Q&A: Destroying a broken spy satellite
What will happen when missiles are fired from Navy cruiser
By James Oberg, NBC News space analyst // Special to MSNBC
updated 1:41 p.m. CT, Thurs., Feb. 14, 2008
What will they use to shoot at and destroy the satellite?
An AEGIS-class cruiser will fire modified SM-3 missiles from a position northwest of Hawaii, as the satellite approaches on a directly overhead path.
What was this satellite doing, and why is it falling?
The satellite was launched 14 months ago to test a new generation of optical and radar reconnaissance sensors, but its control computer failed almost immediately.
What will it look like? Will there be a big spectacle?

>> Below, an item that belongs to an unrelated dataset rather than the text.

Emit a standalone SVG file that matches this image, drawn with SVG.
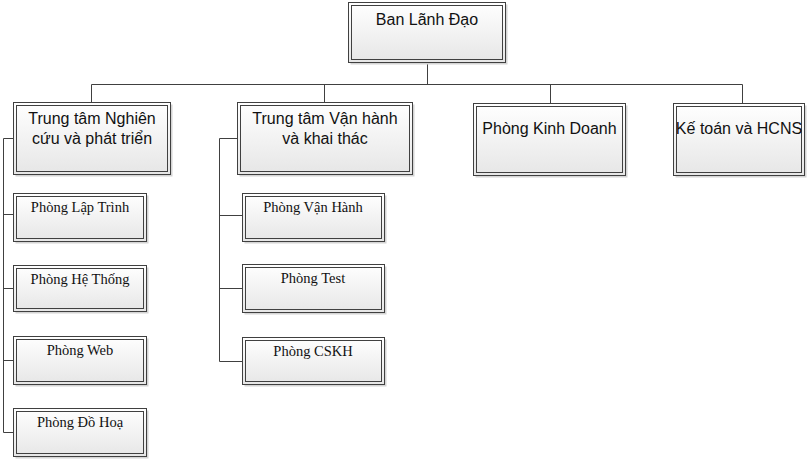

After the initial launch, the missile warheads will maneuver by firing steering rocket pulses appearing as sideways flashes from its main body, which will be watched on telescope trackers onboard the launch ship. A flare of light will mark a successful intercept and the bright target blip may turn to a cloud of smaller blips.
Will we be able to see anything from Earth?
As the satellite disintegrates from the impact, the unused rocket fuel should make an expanding cloud in the sky that might be visible from Hawaii, depending on whether or not it is day or night. The cloud may persist for 20-30 minutes as it orbits Earth at 5 miles per second.
What potential dangers or risks are involved?
Planners must make certain that other objects are not in the line of fire, although the rocket's limited altitude capability should keep it well short of valuable spacecraft such as the international space station.
What happens to the debris?
The debris will burn up in days or weeks, because of the target's very low altitude and because small fragments are much more severely slowed down by air drag than large intact objects.
Why can't they just let the satellite fall from orbit naturally?
Pieces from satellites of this size tend to reach the ground, but predicting where is impossible. Heavy objects have a very slight chance of hitting somebody, and unused rocket fuel might conceivably contaminate small areas. Worst of all, top secret hardware such as sensor equipment or the control computer's memory unit might be recovered and be exploited by hostile intelligence services.
Can the United States do this unilaterally?
Yes, there are no legal sanctions on any nation doing anything it wants to its own property in space. In fact, since each nation is responsible for damage caused by any of its space objects, it can be argued that the United States is obligated by international law to do something like this.
Will this action anger any other countries?
The usual suspects, both overseas and domestically. The Russians might feel compelled to dust off their own ground-launched and air-launched anti-satellite weapons or use a standard anti-missile missile from their test rangein Kazakhstan. China can't complain, but North Korea and Iran will. In the United States, groups lobbying against U.S. 'space weaponziation' will see it as proof the United States wants to build — or secretly, already has built — such weapons all along. But all this noise may focus attention on the wider issue of weapons in space (not Earth-launched weapons against space targets).
How is this different from China's satellite shootdown last year?
In technical terms, it's not very different, although the Chinese rocket reached a lot farther into space than the U.S. system is capable of. In ethical terms, the U.S. action is supposedly a remedial measure taken to enhance safety, while the Chinese action looked a lot more like a weapons test to threaten other countries. The U.S. rocket to be used does not appear to be even capable of reaching operational satellites of other nations.